• THE EXERCISE
Repeat the listing word for word. No pictures belong in the copy.

[Begin MATERIAL]

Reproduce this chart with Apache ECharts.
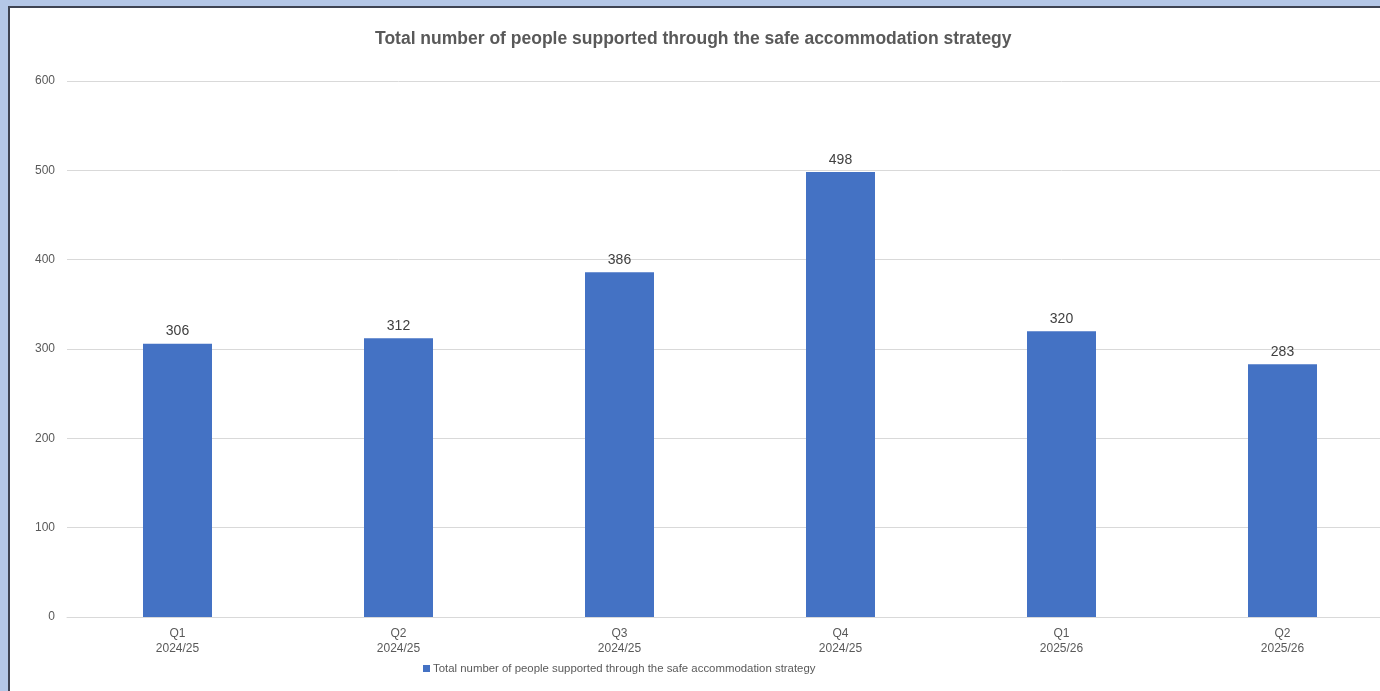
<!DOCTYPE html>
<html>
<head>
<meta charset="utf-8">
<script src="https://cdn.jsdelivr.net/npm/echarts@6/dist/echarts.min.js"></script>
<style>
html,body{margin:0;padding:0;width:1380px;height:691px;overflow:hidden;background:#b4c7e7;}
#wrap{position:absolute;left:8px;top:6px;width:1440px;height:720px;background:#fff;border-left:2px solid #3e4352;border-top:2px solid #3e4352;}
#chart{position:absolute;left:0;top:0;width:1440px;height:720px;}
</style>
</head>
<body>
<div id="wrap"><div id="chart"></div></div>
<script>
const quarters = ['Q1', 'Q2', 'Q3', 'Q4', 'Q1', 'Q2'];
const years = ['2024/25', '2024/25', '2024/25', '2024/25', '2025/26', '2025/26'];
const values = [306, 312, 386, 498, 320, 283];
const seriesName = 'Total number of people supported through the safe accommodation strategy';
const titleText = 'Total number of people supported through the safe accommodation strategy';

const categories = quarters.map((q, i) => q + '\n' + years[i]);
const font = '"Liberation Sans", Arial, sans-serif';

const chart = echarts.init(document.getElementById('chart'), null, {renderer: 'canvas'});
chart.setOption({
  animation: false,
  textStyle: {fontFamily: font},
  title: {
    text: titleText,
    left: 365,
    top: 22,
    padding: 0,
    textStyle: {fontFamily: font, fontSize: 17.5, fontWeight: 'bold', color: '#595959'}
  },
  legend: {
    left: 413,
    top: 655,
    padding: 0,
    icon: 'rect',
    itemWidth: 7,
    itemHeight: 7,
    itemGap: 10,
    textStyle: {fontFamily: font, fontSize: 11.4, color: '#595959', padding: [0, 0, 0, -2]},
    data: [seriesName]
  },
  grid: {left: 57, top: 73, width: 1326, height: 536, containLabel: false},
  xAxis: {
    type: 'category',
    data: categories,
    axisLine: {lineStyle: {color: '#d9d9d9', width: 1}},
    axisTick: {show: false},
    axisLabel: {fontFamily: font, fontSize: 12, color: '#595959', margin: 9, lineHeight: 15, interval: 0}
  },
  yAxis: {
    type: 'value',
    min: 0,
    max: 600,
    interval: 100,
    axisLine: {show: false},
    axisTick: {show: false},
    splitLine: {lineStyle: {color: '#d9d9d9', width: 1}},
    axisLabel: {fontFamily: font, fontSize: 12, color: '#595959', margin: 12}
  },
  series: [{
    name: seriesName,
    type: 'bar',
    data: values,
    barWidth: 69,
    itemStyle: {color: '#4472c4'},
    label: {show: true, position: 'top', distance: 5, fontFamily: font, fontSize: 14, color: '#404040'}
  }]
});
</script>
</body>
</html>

[End MATERIAL]

• FULL SOLUTION
Reproduce this chart with Apache ECharts.
<!DOCTYPE html>
<html>
<head>
<meta charset="utf-8">
<script src="https://cdn.jsdelivr.net/npm/echarts@6/dist/echarts.min.js"></script>
<style>
html,body{margin:0;padding:0;width:1380px;height:691px;overflow:hidden;background:#b4c7e7;}
#wrap{position:absolute;left:8px;top:6px;width:1440px;height:720px;background:#fff;border-left:2px solid #3e4352;border-top:2px solid #3e4352;}
#chart{position:absolute;left:0;top:0;width:1440px;height:720px;}
</style>
</head>
<body>
<div id="wrap"><div id="chart"></div></div>
<script>
const quarters = ['Q1', 'Q2', 'Q3', 'Q4', 'Q1', 'Q2'];
const years = ['2024/25', '2024/25', '2024/25', '2024/25', '2025/26', '2025/26'];
const values = [306, 312, 386, 498, 320, 283];
const seriesName = 'Total number of people supported through the safe accommodation strategy';
const titleText = 'Total number of people supported through the safe accommodation strategy';

const categories = quarters.map((q, i) => q + '\n' + years[i]);
const font = '"Liberation Sans", Arial, sans-serif';

const chart = echarts.init(document.getElementById('chart'), null, {renderer: 'canvas'});
chart.setOption({
  animation: false,
  textStyle: {fontFamily: font},
  title: {
    text: titleText,
    left: 365,
    top: 22,
    padding: 0,
    textStyle: {fontFamily: font, fontSize: 17.5, fontWeight: 'bold', color: '#595959'}
  },
  legend: {
    left: 413,
    top: 655,
    padding: 0,
    icon: 'rect',
    itemWidth: 7,
    itemHeight: 7,
    itemGap: 10,
    textStyle: {fontFamily: font, fontSize: 11.4, color: '#595959', padding: [0, 0, 0, -2]},
    data: [seriesName]
  },
  grid: {left: 57, top: 73, width: 1326, height: 536, containLabel: false},
  xAxis: {
    type: 'category',
    data: categories,
    axisLine: {lineStyle: {color: '#d9d9d9', width: 1}},
    axisTick: {show: false},
    axisLabel: {fontFamily: font, fontSize: 12, color: '#595959', margin: 9, lineHeight: 15, interval: 0}
  },
  yAxis: {
    type: 'value',
    min: 0,
    max: 600,
    interval: 100,
    axisLine: {show: false},
    axisTick: {show: false},
    splitLine: {lineStyle: {color: '#d9d9d9', width: 1}},
    axisLabel: {fontFamily: font, fontSize: 12, color: '#595959', margin: 12}
  },
  series: [{
    name: seriesName,
    type: 'bar',
    data: values,
    barWidth: 69,
    itemStyle: {color: '#4472c4'},
    label: {show: true, position: 'top', distance: 5, fontFamily: font, fontSize: 14, color: '#404040'}
  }]
});
</script>
</body>
</html>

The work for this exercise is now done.